▶ [TASK OBJECTIVE]
Do not copy the pictures. Write out the lines from the start of the entries through the line containing "import plotly.graph_objects as go".

───

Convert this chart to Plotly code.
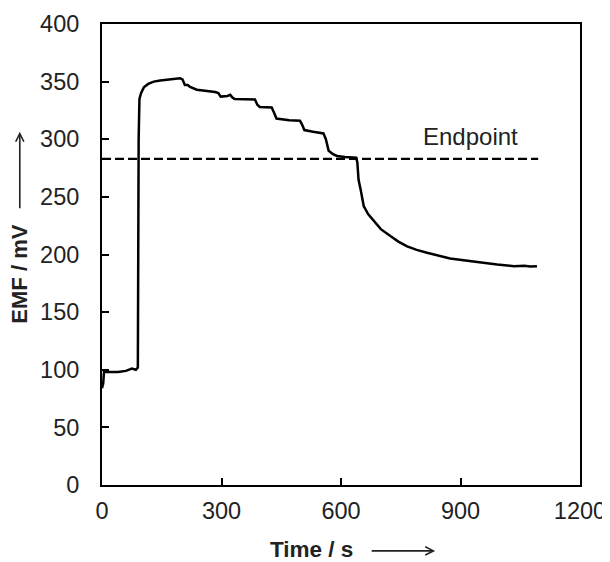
import plotly.graph_objects as go

# titration curve
time_s = [0, 3, 5, 15, 40, 60, 75, 85, 90, 92, 94, 98, 105, 116, 130, 146, 171, 196, 202,
          208, 215, 221, 238, 263, 284, 292, 298, 315, 322, 328, 333, 384, 390, 396, 426,
          432, 438, 470, 497, 502, 508, 530, 556, 562, 569, 580, 590, 610, 623, 638, 641,
          644, 650, 657, 668, 682, 700, 724, 745, 766, 790, 816, 845, 874, 903, 933, 962,
          992, 1010, 1034, 1060, 1075, 1092]
emf_mv = [84, 88, 98, 98, 98, 99, 101, 100, 102, 300, 335, 340, 345, 348, 350, 351, 352, 353, 352,
          347, 347, 345.5, 343, 342, 341, 340, 337, 337.5, 338.5, 336, 335, 334.5, 330, 328, 327.5,
          323, 318, 316.5, 316, 313, 308, 306.5, 305, 300, 290, 287, 285.5, 284.5, 284, 284, 280,
          265, 255, 242, 235, 229, 222, 216, 211, 207, 204, 201.5, 199, 196.5, 195.2, 194.2, 192.7,
          191.3, 190.5, 189.9, 190.2, 189.5, 189.9]

endpoint_time = [0, 1095]
endpoint_emf = [283, 283]

x_ticks = [0, 300, 600, 900, 1200]
y_ticks = [0, 50, 100, 150, 200, 250, 300, 350, 400]

FONT = "Liberation Sans, Arial, sans-serif"

fig = go.Figure()
fig.add_trace(go.Scatter(x=endpoint_time, y=endpoint_emf, mode="lines",
                         line=dict(color="black", width=2.2, dash="9px,4px")))
fig.add_trace(go.Scatter(x=time_s, y=emf_mv, mode="lines",
                         line=dict(color="black", width=2.5)))

axis_style = dict(showline=True, linecolor="black", linewidth=2, mirror=True,
                  ticks="inside", ticklen=7, tickwidth=2, tickcolor="black",
                  showgrid=False, zeroline=False, automargin=False,
                  tickfont=dict(family=FONT, size=23.5, color="#222"))

fig.update_xaxes(range=[0, 1200], tickvals=x_ticks, ticklabelstandoff=4, **axis_style)
fig.update_yaxes(range=[0, 400], tickvals=y_ticks, ticklabelstandoff=16, **axis_style)

fig.add_annotation(x=925, y=302, xref="x", yref="y", text="Endpoint", showarrow=False,
                   font=dict(family=FONT, size=24, color="#222"))

# axis titles with long arrows
fig.add_annotation(x=0.438, y=-0.14, xref="paper", yref="paper", yanchor="middle",
                   text="<b>Time / s</b>", showarrow=False,
                   font=dict(family=FONT, size=22.5, color="#222"))
fig.add_annotation(x=0.697, y=-0.143, xref="paper", yref="paper", text="",
                   showarrow=True, arrowhead=5, arrowsize=1, arrowwidth=1.6,
                   arrowcolor="#222", ax=-65, ay=0)
fig.add_annotation(x=-0.172, y=0.458, xref="paper", yref="paper", xanchor="center",
                   text="<b>EMF / mV</b>", showarrow=False, textangle=-90,
                   font=dict(family=FONT, size=22, color="#222"))
fig.add_annotation(x=-0.172, y=0.766, xref="paper", yref="paper", text="",
                   showarrow=True, arrowhead=5, arrowsize=1, arrowwidth=1.6,
                   arrowcolor="#222", ax=0, ay=78)

# page body has an 8px margin, so the figure is shrunk and shifted to fit the window
fig.update_layout(width=602, height=554, showlegend=False,
                  margin=dict(l=94, r=30, t=16, b=77),
                  plot_bgcolor="white", paper_bgcolor="white")

fig.write_html("out.html")
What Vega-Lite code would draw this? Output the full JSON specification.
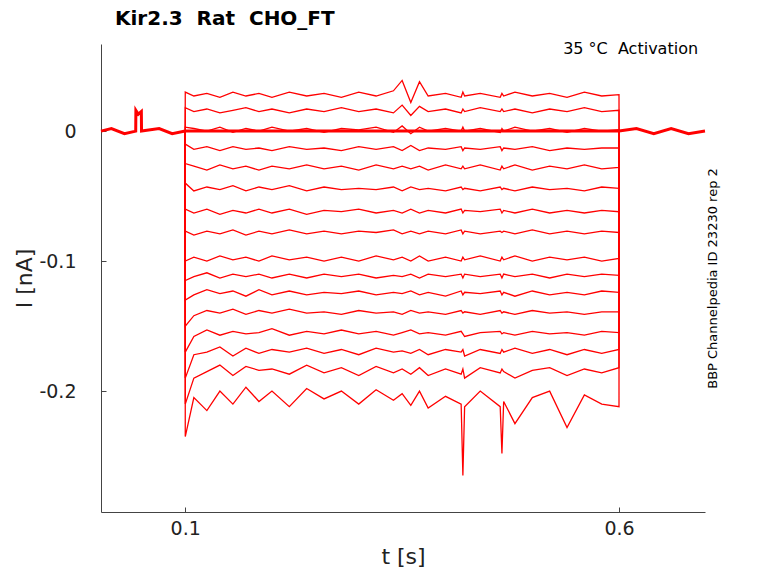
{
  "$schema": "https://vega.github.io/schema/vega-lite/v6.json",
  "width": 604,
  "height": 468,
  "autosize": {"type": "none"},
  "padding": {"left": 101, "top": 44, "right": 73, "bottom": 71},
  "title": {"text": "Kir2.3\u00a0\u00a0Rat\u00a0\u00a0CHO_FT", "anchor": "start", "frame": "group", "offset": 12, "fontSize": 20, "fontWeight": "bold", "font": "DejaVu Sans", "dx": 14, "color": "#000"},
  "config": {"view": {"stroke": null}, "font": "DejaVu Sans"},
  "datasets": {
    "sweeps": [
      {"t":0.1,"a":0,"b":0,"c":0,"d":0,"e":0,"f":0,"g":0,"h":0,"i":0,"j":0,"k":0,"l":0,"m":0,"n":0,"o":0,"p":0},
      {"t":0.1001,"a":0.03,"b":0.018,"c":0.003,"d":-0.01,"e":-0.025,"f":-0.04,"g":-0.06,"h":-0.077,"i":-0.1,"j":-0.115,"k":-0.13,"l":-0.15,"m":-0.17,"n":-0.19,"o":-0.21,"p":-0.235},
      {"t":0.11,"a":0.027,"b":0.015,"c":0.002,"d":-0.014,"e":-0.027,"f":-0.046,"g":-0.063,"h":-0.08,"i":-0.097,"j":-0.112,"k":-0.126,"l":-0.142,"m":-0.158,"n":-0.172,"o":-0.19,"p":-0.205},
      {"t":0.125,"a":0.029,"b":0.017,"c":0,"d":-0.012,"e":-0.03,"f":-0.043,"g":-0.06,"h":-0.077,"i":-0.1,"j":-0.109,"k":-0.122,"l":-0.138,"m":-0.153,"n":-0.17,"o":-0.185,"p":-0.215},
      {"t":0.14,"a":0.026,"b":0.014,"c":0.003,"d":-0.015,"e":-0.026,"f":-0.045,"g":-0.064,"h":-0.079,"i":-0.096,"j":-0.113,"k":-0.125,"l":-0.14,"m":-0.157,"n":-0.166,"o":-0.18,"p":-0.2},
      {"t":0.155,"a":0.03,"b":0.016,"c":-0.001,"d":-0.012,"e":-0.029,"f":-0.042,"g":-0.061,"h":-0.076,"i":-0.099,"j":-0.11,"k":-0.123,"l":-0.137,"m":-0.154,"n":-0.173,"o":-0.188,"p":-0.21},
      {"t":0.17,"a":0.027,"b":0.018,"c":0.002,"d":-0.014,"e":-0.027,"f":-0.046,"g":-0.063,"h":-0.08,"i":-0.097,"j":-0.112,"k":-0.127,"l":-0.141,"m":-0.156,"n":-0.167,"o":-0.181,"p":-0.197},
      {"t":0.185,"a":0.029,"b":0.015,"c":0,"d":-0.013,"e":-0.03,"f":-0.043,"g":-0.06,"h":-0.077,"i":-0.1,"j":-0.11,"k":-0.122,"l":-0.138,"m":-0.155,"n":-0.171,"o":-0.184,"p":-0.208},
      {"t":0.2,"a":0.026,"b":0.017,"c":0.003,"d":-0.015,"e":-0.027,"f":-0.045,"g":-0.063,"h":-0.079,"i":-0.096,"j":-0.113,"k":-0.126,"l":-0.14,"m":-0.152,"n":-0.168,"o":-0.183,"p":-0.2},
      {"t":0.22,"a":0.03,"b":0.014,"c":0,"d":-0.012,"e":-0.029,"f":-0.042,"g":-0.06,"h":-0.076,"i":-0.099,"j":-0.11,"k":-0.123,"l":-0.137,"m":-0.157,"n":-0.17,"o":-0.187,"p":-0.212},
      {"t":0.24,"a":0.027,"b":0.017,"c":0.002,"d":-0.014,"e":-0.026,"f":-0.046,"g":-0.064,"h":-0.079,"i":-0.097,"j":-0.113,"k":-0.126,"l":-0.14,"m":-0.154,"n":-0.167,"o":-0.18,"p":-0.198},
      {"t":0.26,"a":0.029,"b":0.015,"c":-0.001,"d":-0.013,"e":-0.029,"f":-0.043,"g":-0.061,"h":-0.077,"i":-0.1,"j":-0.11,"k":-0.124,"l":-0.139,"m":-0.156,"n":-0.171,"o":-0.186,"p":-0.206},
      {"t":0.28,"a":0.026,"b":0.018,"c":0.002,"d":-0.015,"e":-0.027,"f":-0.045,"g":-0.062,"h":-0.079,"i":-0.097,"j":-0.112,"k":-0.125,"l":-0.141,"m":-0.153,"n":-0.168,"o":-0.182,"p":-0.2},
      {"t":0.3,"a":0.03,"b":0.015,"c":0.001,"d":-0.012,"e":-0.03,"f":-0.044,"g":-0.06,"h":-0.077,"i":-0.1,"j":-0.11,"k":-0.123,"l":-0.138,"m":-0.156,"n":-0.172,"o":-0.188,"p":-0.21},
      {"t":0.32,"a":0.027,"b":0.017,"c":0.003,"d":-0.014,"e":-0.026,"f":-0.045,"g":-0.063,"h":-0.078,"i":-0.096,"j":-0.113,"k":-0.126,"l":-0.14,"m":-0.154,"n":-0.167,"o":-0.181,"p":-0.199},
      {"t":0.34,"a":0.031,"b":0.014,"c":-0.001,"d":-0.012,"e":-0.029,"f":-0.043,"g":-0.061,"h":-0.076,"i":-0.099,"j":-0.111,"k":-0.124,"l":-0.139,"m":-0.157,"n":-0.17,"o":-0.186,"p":-0.207},
      {"t":0.35,"a":0.039,"b":0.02,"c":0.004,"d":-0.015,"e":-0.027,"f":-0.046,"g":-0.063,"h":-0.079,"i":-0.097,"j":-0.112,"k":-0.125,"l":-0.141,"m":-0.155,"n":-0.169,"o":-0.183,"p":-0.202},
      {"t":0.36,"a":0.022,"b":0.012,"c":-0.002,"d":-0.011,"e":-0.029,"f":-0.043,"g":-0.06,"h":-0.077,"i":-0.1,"j":-0.11,"k":-0.123,"l":-0.138,"m":-0.153,"n":-0.171,"o":-0.187,"p":-0.211},
      {"t":0.37,"a":0.038,"b":0.019,"c":0.003,"d":-0.015,"e":-0.027,"f":-0.045,"g":-0.063,"h":-0.079,"i":-0.096,"j":-0.113,"k":-0.126,"l":-0.14,"m":-0.156,"n":-0.168,"o":-0.182,"p":-0.2},
      {"t":0.38,"a":0.027,"b":0.015,"c":0,"d":-0.013,"e":-0.03,"f":-0.044,"g":-0.061,"h":-0.077,"i":-0.1,"j":-0.11,"k":-0.124,"l":-0.139,"m":-0.155,"n":-0.172,"o":-0.188,"p":-0.213},
      {"t":0.4,"a":0.029,"b":0.017,"c":0.002,"d":-0.014,"e":-0.026,"f":-0.046,"g":-0.063,"h":-0.079,"i":-0.097,"j":-0.112,"k":-0.127,"l":-0.141,"m":-0.157,"n":-0.168,"o":-0.183,"p":-0.204},
      {"t":0.418,"a":0.026,"b":0.014,"c":0,"d":-0.012,"e":-0.029,"f":-0.043,"g":-0.06,"h":-0.076,"i":-0.1,"j":-0.11,"k":-0.123,"l":-0.138,"m":-0.154,"n":-0.17,"o":-0.187,"p":-0.21},
      {"t":0.42,"a":0.03,"b":0.017,"c":0.003,"d":-0.015,"e":-0.027,"f":-0.045,"g":-0.063,"h":-0.079,"i":-0.097,"j":-0.113,"k":-0.126,"l":-0.14,"m":-0.156,"n":-0.168,"o":-0.183,"p":-0.265},
      {"t":0.422,"a":0.027,"b":0.015,"c":0,"d":-0.013,"e":-0.029,"f":-0.044,"g":-0.061,"h":-0.077,"i":-0.099,"j":-0.11,"k":-0.124,"l":-0.139,"m":-0.158,"n":-0.173,"o":-0.19,"p":-0.212},
      {"t":0.44,"a":0.029,"b":0.018,"c":0.002,"d":-0.014,"e":-0.026,"f":-0.046,"g":-0.062,"h":-0.079,"i":-0.096,"j":-0.112,"k":-0.125,"l":-0.141,"m":-0.155,"n":-0.168,"o":-0.182,"p":-0.2},
      {"t":0.463,"a":0.026,"b":0.015,"c":-0.001,"d":-0.012,"e":-0.03,"f":-0.043,"g":-0.06,"h":-0.077,"i":-0.1,"j":-0.11,"k":-0.123,"l":-0.138,"m":-0.154,"n":-0.171,"o":-0.186,"p":-0.212},
      {"t":0.465,"a":0.029,"b":0.017,"c":0.002,"d":-0.015,"e":-0.027,"f":-0.045,"g":-0.063,"h":-0.078,"i":-0.097,"j":-0.113,"k":-0.126,"l":-0.14,"m":-0.156,"n":-0.168,"o":-0.183,"p":-0.248},
      {"t":0.467,"a":0.027,"b":0.015,"c":0,"d":-0.013,"e":-0.029,"f":-0.044,"g":-0.061,"h":-0.077,"i":-0.099,"j":-0.11,"k":-0.124,"l":-0.139,"m":-0.155,"n":-0.17,"o":-0.185,"p":-0.208},
      {"t":0.48,"a":0.03,"b":0.017,"c":0.003,"d":-0.014,"e":-0.026,"f":-0.046,"g":-0.063,"h":-0.079,"i":-0.096,"j":-0.112,"k":-0.127,"l":-0.141,"m":-0.157,"n":-0.167,"o":-0.19,"p":-0.225},
      {"t":0.5,"a":0.027,"b":0.014,"c":0,"d":-0.012,"e":-0.03,"f":-0.043,"g":-0.06,"h":-0.076,"i":-0.1,"j":-0.11,"k":-0.123,"l":-0.138,"m":-0.154,"n":-0.171,"o":-0.184,"p":-0.205},
      {"t":0.52,"a":0.029,"b":0.017,"c":0.002,"d":-0.015,"e":-0.027,"f":-0.045,"g":-0.063,"h":-0.079,"i":-0.097,"j":-0.113,"k":-0.126,"l":-0.14,"m":-0.156,"n":-0.168,"o":-0.182,"p":-0.2},
      {"t":0.54,"a":0.026,"b":0.015,"c":-0.001,"d":-0.013,"e":-0.029,"f":-0.044,"g":-0.061,"h":-0.077,"i":-0.099,"j":-0.11,"k":-0.124,"l":-0.139,"m":-0.155,"n":-0.172,"o":-0.188,"p":-0.228},
      {"t":0.56,"a":0.03,"b":0.018,"c":0.002,"d":-0.014,"e":-0.026,"f":-0.046,"g":-0.063,"h":-0.079,"i":-0.097,"j":-0.112,"k":-0.126,"l":-0.141,"m":-0.157,"n":-0.168,"o":-0.183,"p":-0.203},
      {"t":0.58,"a":0.027,"b":0.015,"c":0,"d":-0.013,"e":-0.029,"f":-0.043,"g":-0.061,"h":-0.077,"i":-0.1,"j":-0.11,"k":-0.123,"l":-0.139,"m":-0.154,"n":-0.171,"o":-0.186,"p":-0.21},
      {"t":0.5999,"a":0.028,"b":0.016,"c":0.001,"d":-0.013,"e":-0.028,"f":-0.044,"g":-0.062,"h":-0.078,"i":-0.098,"j":-0.111,"k":-0.124,"l":-0.139,"m":-0.155,"n":-0.168,"o":-0.182,"p":-0.212},
      {"t":0.6,"a":0,"b":0,"c":0,"d":0,"e":0,"f":0,"g":0,"h":0,"i":0,"j":0,"k":0,"l":0,"m":0,"n":0,"o":0,"p":0}
    ],
    "baseline": [
      {"t":0.003,"i":0},{"t":0.015,"i":0.002},{"t":0.03,"i":-0.002},{"t":0.043,"i":0},
      {"t":0.0432,"i":0.016},{"t":0.046,"i":0.013},{"t":0.0495,"i":0.015},{"t":0.0497,"i":0},
      {"t":0.07,"i":0.002},{"t":0.085,"i":-0.002},{"t":0.1,"i":0},
      {"t":0.6,"i":0},{"t":0.62,"i":0.002},{"t":0.64,"i":-0.002},{"t":0.66,"i":0.002},{"t":0.68,"i":-0.002},{"t":0.699,"i":0}
    ],
    "label": [{"t":0.691,"i":0.063,"txt":"35 °C\u00a0\u00a0Activation"}]
  },
  "layer": [
    {
      "data": {"name": "sweeps"},
      "transform": [{"fold": ["a","b","c","d","e","f","g","h","i","j","k","l","m","n","o","p"], "as": ["sweep","i"]}],
      "mark": {"type": "line", "color": "#ff0000", "strokeWidth": 1.3, "clip": true},
      "encoding": {
        "x": {"field": "t", "type": "quantitative", "scale": {"domain": [0.003, 0.699], "nice": false, "zero": false},
          "axis": {"values": [0.1, 0.6], "format": "~g", "title": "t [s]", "titleFontSize": 22, "titleFontWeight": "normal", "labelFontSize": 19, "tickSize": -5, "grid": false, "domainColor": "#444", "tickColor": "#444", "labelColor": "#222", "titleColor": "#222", "labelPadding": 12, "titlePadding": 8}},
        "y": {"field": "i", "type": "quantitative", "scale": {"domain": [-0.293, 0.067], "nice": false, "zero": false},
          "axis": {"values": [-0.2, -0.1, 0], "format": "~g", "labelExpr": "replace(datum.label, '\u2212', '-')", "title": "I [nA]", "titleFontSize": 22, "titleFontWeight": "normal", "labelFontSize": 19, "tickSize": -5, "grid": false, "domainColor": "#444", "tickColor": "#444", "labelColor": "#222", "titleColor": "#222", "labelPadding": 30, "titlePadding": 2}},
        "detail": {"field": "sweep", "type": "nominal"}
      }
    },
    {
      "data": {"name": "baseline"},
      "mark": {"type": "line", "color": "#ff0000", "strokeWidth": 3},
      "encoding": {
        "x": {"field": "t", "type": "quantitative"},
        "y": {"field": "i", "type": "quantitative",
          "axis": {"orient": "right", "title": "BBP Channelpedia ID 23230 rep 2", "titleAngle": 270, "titleFontSize": 13, "titleFontWeight": "normal", "titleColor": "#000", "labels": false, "ticks": false, "domain": false, "grid": false, "titlePadding": 14}}
      }
    },
    {
      "data": {"name": "label"},
      "mark": {"type": "text", "align": "right", "fontSize": 16, "color": "#000"},
      "encoding": {
        "x": {"field": "t", "type": "quantitative"},
        "y": {"field": "i", "type": "quantitative", "axis": null},
        "text": {"field": "txt"}
      }
    }
  ],
  "resolve": {"axis": {"y": "independent"}}
}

───

▶ [RESULT OF THIS TASK]
Convert this chart to Plotly code.
import plotly.graph_objects as go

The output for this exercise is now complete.